→ **SHORT EXERCISE**:
Would you print the records below from the first line through the line containing "ax = fig.add_axes([0.103, 0.103, 0.897, 0.602])", skipping the pictures?

[Stored dataset items]
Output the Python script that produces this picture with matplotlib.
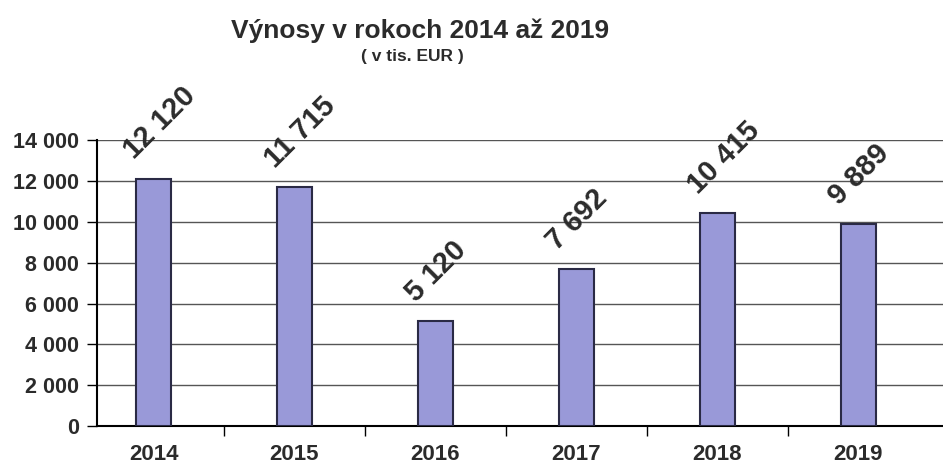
import matplotlib.pyplot as plt
import numpy as np

plt.rcParams['font.family'] = ['Liberation Sans', 'DejaVu Sans']

roky = ['2014', '2015', '2016', '2017', '2018', '2019']
vynosy = [12120, 11715, 5120, 7692, 10415, 9889]
popisky = ['12 120', '11 715', '5 120', '7 692', '10 415', '9 889']
y_ticky = [0, 2000, 4000, 6000, 8000, 10000, 12000, 14000]
y_popisky = ['0', '2 000', '4 000', '6 000', '8 000', '10 000', '12 000', '14 000']

fig = plt.figure(figsize=(9.43, 4.75), dpi=100)
ax = fig.add_axes([0.103, 0.103, 0.897, 0.602])

x = np.arange(len(roky))
ax.set_axisbelow(True)
ax.yaxis.grid(True, color='#555555', lw=1)
ax.bar(x, vynosy, width=0.25, color='#9999d8', edgecolor='#2a2a45', lw=1.5, zorder=3)

# popisky hodnot nad stlpcami
for xi, v, t in zip(x, vynosy, popisky):
    ax.annotate(t, (xi, v), xytext=(-11, 10), textcoords='offset points',
                rotation=45, rotation_mode='anchor', ha='left', va='bottom',
                fontsize=21, fontweight='bold', color='#2b2b2b')

ax.set_xlim(-0.4, 5.6)
ax.set_ylim(0, 14000)
ax.set_yticks(y_ticky)
ax.set_yticklabels(y_popisky, fontsize=15.5, fontweight='bold', color='#2b2b2b')
ax.set_xticks(x)
ax.set_xticklabels(roky, fontsize=16, fontweight='bold', color='#2b2b2b')
ax.tick_params(axis='x', length=0, pad=13)
ax.tick_params(axis='y', length=7, width=1, pad=6)
ax.set_xticks(x[:-1] + 0.5, minor=True)
ax.tick_params(axis='x', which='minor', length=7, width=1)

for s in ['top', 'right']:
    ax.spines[s].set_visible(False)
ax.spines['left'].set_linewidth(1.5)
ax.spines['bottom'].set_linewidth(1.5)

fig.text(0.445, 0.935, 'Výnosy v rokoch 2014 až 2019', ha='center', va='center',
         fontsize=19, fontweight='bold', color='#2b2b2b')
fig.text(0.437, 0.88, '( v tis. EUR )', ha='center', va='center',
         fontsize=12.5, fontweight='bold', color='#2b2b2b')

fig.savefig('out.png', dpi=100)
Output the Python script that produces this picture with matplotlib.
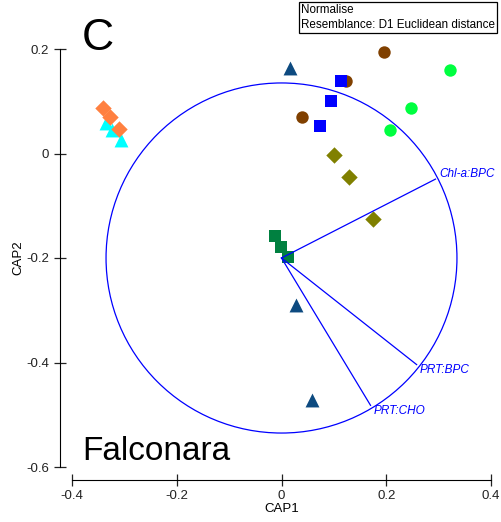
import numpy as np
import matplotlib.pyplot as plt
from matplotlib.patches import Circle

plt.rcParams['font.family'] = ['Liberation Sans', 'DejaVu Sans']

# CAP scores per group (CAP1, CAP2)
orange_x = [-0.340, -0.327, -0.311]
orange_y = [0.087, 0.070, 0.047]
cyan_x = [-0.335, -0.323, -0.306]
cyan_y = [0.058, 0.045, 0.026]
navy_x = [0.017, 0.028, 0.058]
navy_y = [0.163, -0.289, -0.471]
brown_x = [0.196, 0.124, 0.039]
brown_y = [0.195, 0.138, 0.070]
blue_x = [0.113, 0.094, 0.073]
blue_y = [0.138, 0.100, 0.052]
green_x = [0.322, 0.248, 0.207]
green_y = [0.160, 0.088, 0.045]
olive_x = [0.100, 0.128, 0.174]
olive_y = [-0.003, -0.045, -0.126]
dkgreen_x = [-0.013, -0.001, 0.013]
dkgreen_y = [-0.158, -0.179, -0.198]

# vector overlay (relative to circle centre)
vec_names = ['Chl-a:BPC', 'PRT:BPC', 'PRT:CHO']
vec_dx = [0.294, 0.258, 0.170]
vec_dy = [0.151, -0.204, -0.282]
centre = (0.0, -0.2)
radius = 0.335

fig = plt.figure(figsize=(5.02, 5.22), dpi=100)
ax = fig.add_axes([72 / 502, 55 / 522, 419 / 502, 418 / 522])
ax.set_xlim(-0.4, 0.4)
ax.set_ylim(-0.6, 0.2)

ax.add_patch(Circle(centre, radius, fill=False, edgecolor='#0000ff', lw=0.9, clip_on=False))

kw = dict(clip_on=False, linewidths=0, zorder=3)
ax.scatter(brown_x, brown_y, s=80, marker='o', color='#804000', **kw)
ax.scatter(blue_x, blue_y, s=85, marker='s', color='#0000ff', **kw)
ax.scatter(green_x, green_y, s=80, marker='o', color='#00ff40', **kw)
ax.scatter(olive_x, olive_y, s=70, marker='D', color='#808000', **kw)
ax.scatter(dkgreen_x, dkgreen_y, s=85, marker='s', color='#008040', **kw)
ax.scatter(navy_x, navy_y, s=100, marker='^', color='#0d4a80', **kw)
ax.scatter(cyan_x, cyan_y, s=100, marker='^', color='#00ffff', **kw)
ax.scatter(orange_x, orange_y, s=70, marker='D', color='#ff8040', **kw)

offsets = [(3, 4), (2, -4), (2, -4)]
for name, dx, dy, off in zip(vec_names, vec_dx, vec_dy, offsets):
    ex, ey = centre[0] + dx, centre[1] + dy
    ax.plot([centre[0], ex], [centre[1], ey], color='#0000ff', lw=0.9, zorder=4)
    ax.annotate(name, (ex, ey), xytext=off, textcoords='offset points',
                fontsize=8.5, style='italic', color='#0000ff',
                ha='left', va='center')

for side in ['top', 'right']:
    ax.spines[side].set_visible(False)
ax.spines['left'].set_position(('outward', 9))
ax.spines['bottom'].set_position(('outward', 9))
ax.set_xticks([-0.4, -0.2, 0, 0.2, 0.4])
ax.set_xticklabels(['-0.4', '-0.2', '0', '0.2', '0.4'])
ax.set_yticks([-0.6, -0.4, -0.2, 0, 0.2])
ax.set_yticklabels(['-0.6', '-0.4', '-0.2', '0', '0.2'])
ax.tick_params(direction='inout', length=8, width=0.9, labelsize=9.5, colors='#222222')
ax.set_xlabel('CAP1', fontsize=9.5, labelpad=1)
ax.set_ylabel('CAP2', fontsize=9.5, labelpad=1)

fig.text(82 / 502, 1 - 50 / 522, 'C', fontsize=32, ha='left', va='baseline')
fig.text(82 / 502, 1 - 460 / 522, 'Falconara', fontsize=24, ha='left', va='baseline')
fig.text(301 / 502, 1 - 4 / 522, 'Normalise\nResemblance: D1 Euclidean distance',
         fontsize=8.4, ha='left', va='top', linespacing=1.35,
         bbox=dict(boxstyle='square,pad=0.2', facecolor='white', edgecolor='black', lw=0.9))

fig.savefig('out.png', dpi=100)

→ **SOLUTION TO THIS TASK**:
Output the Python script that produces this picture with matplotlib.
import matplotlib.pyplot as plt
import numpy as np

plt.rcParams['font.family'] = ['Liberation Sans', 'DejaVu Sans']

roky = ['2014', '2015', '2016', '2017', '2018', '2019']
vynosy = [12120, 11715, 5120, 7692, 10415, 9889]
popisky = ['12 120', '11 715', '5 120', '7 692', '10 415', '9 889']
y_ticky = [0, 2000, 4000, 6000, 8000, 10000, 12000, 14000]
y_popisky = ['0', '2 000', '4 000', '6 000', '8 000', '10 000', '12 000', '14 000']

fig = plt.figure(figsize=(9.43, 4.75), dpi=100)
ax = fig.add_axes([0.103, 0.103, 0.897, 0.602])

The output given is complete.